That’s what I thought too when our friend Kellen suggested that I add a search for a “Runza” to my foodless Nebraska leg. I had images of being pretty hungry to eat the spiny 7 legged Runza, but I planned to try one and curse Kellen’s name as I crunched on the horrid carapace and got graphic photographs.
This was a good sign. My first Runza was not stored away frozen in a Nebraska storm cellar. Apparently, these Runzas were popular and advertized. Folks must like them enough if they needed a drive through and ordered them “fast-food” style.
A quick, ethical-gut-check: “Weazel out and count seeing a Runza as a victory so I can order a burger?” No, couldn’t do it. Runza, ordered.
So before we unveil the Runza, what the heck is it? I asked Jeff Whiting, the local Gothenburg, NE franchisee.
Is that enough build-up? Now, the “UnVeil.”

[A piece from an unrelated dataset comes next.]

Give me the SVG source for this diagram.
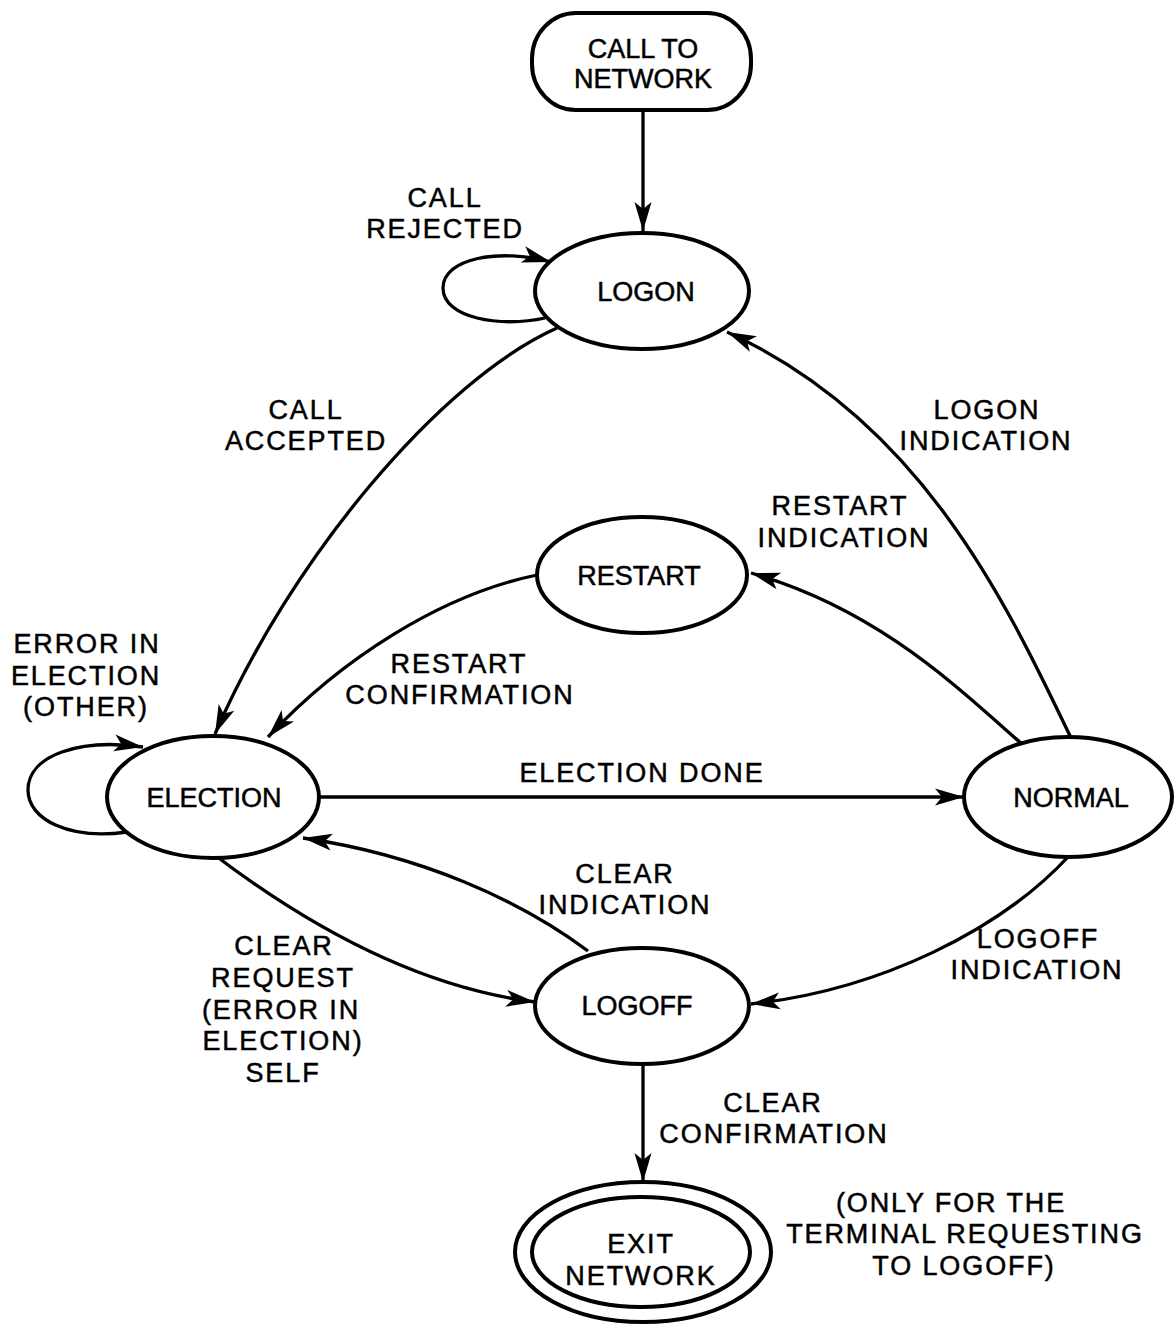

So how was it? First of all, thanks Kellen for mentioning a Runza on the Smart Kitchen Facebook Page, apparently, such things really exist and are extremely fabulous tasting in rural Nebraska when your last meal was the previous day’s breakfast 30 hours ago and three states away.
The Runza is something like an un-sloppy joe on a terrific fresh, soft torpedo roll. It is a local German sandwich variant with local ground beef (Kansas & Nebraska), cabbage , and cheese, according to Jeff Whiting the local franchisee of the 86 unit Runza chain. If you have had a Made-Right sandwich in Iowa, a Runza is similar but moister and not square. I believe that a Runza is actually a riff on a “bierogie”, the German word for a “pierogie.”
How did it taste? Let’s just say that either I enjoyed mine so much or was that hungry that I forgot to video it or snap a shot of it. I actually had to buy a second one, (can anyone spell Freud?) for the photo seen here.
The Runza chain started in Lincoln, NE and some of the fun is the rural, heartland setting in which the Runza is served. The drive-thru (rural welding truck) or the parking lot (tractor and irrigation canal) are very different from home.
If you happen to be in Nebraska try and stop in to sample what might soon become the “In-N-Out” of the Plains. If you stop in at the Gothenburg location, see Jeff and don’t miss the Pony Express Capital of Nebraska.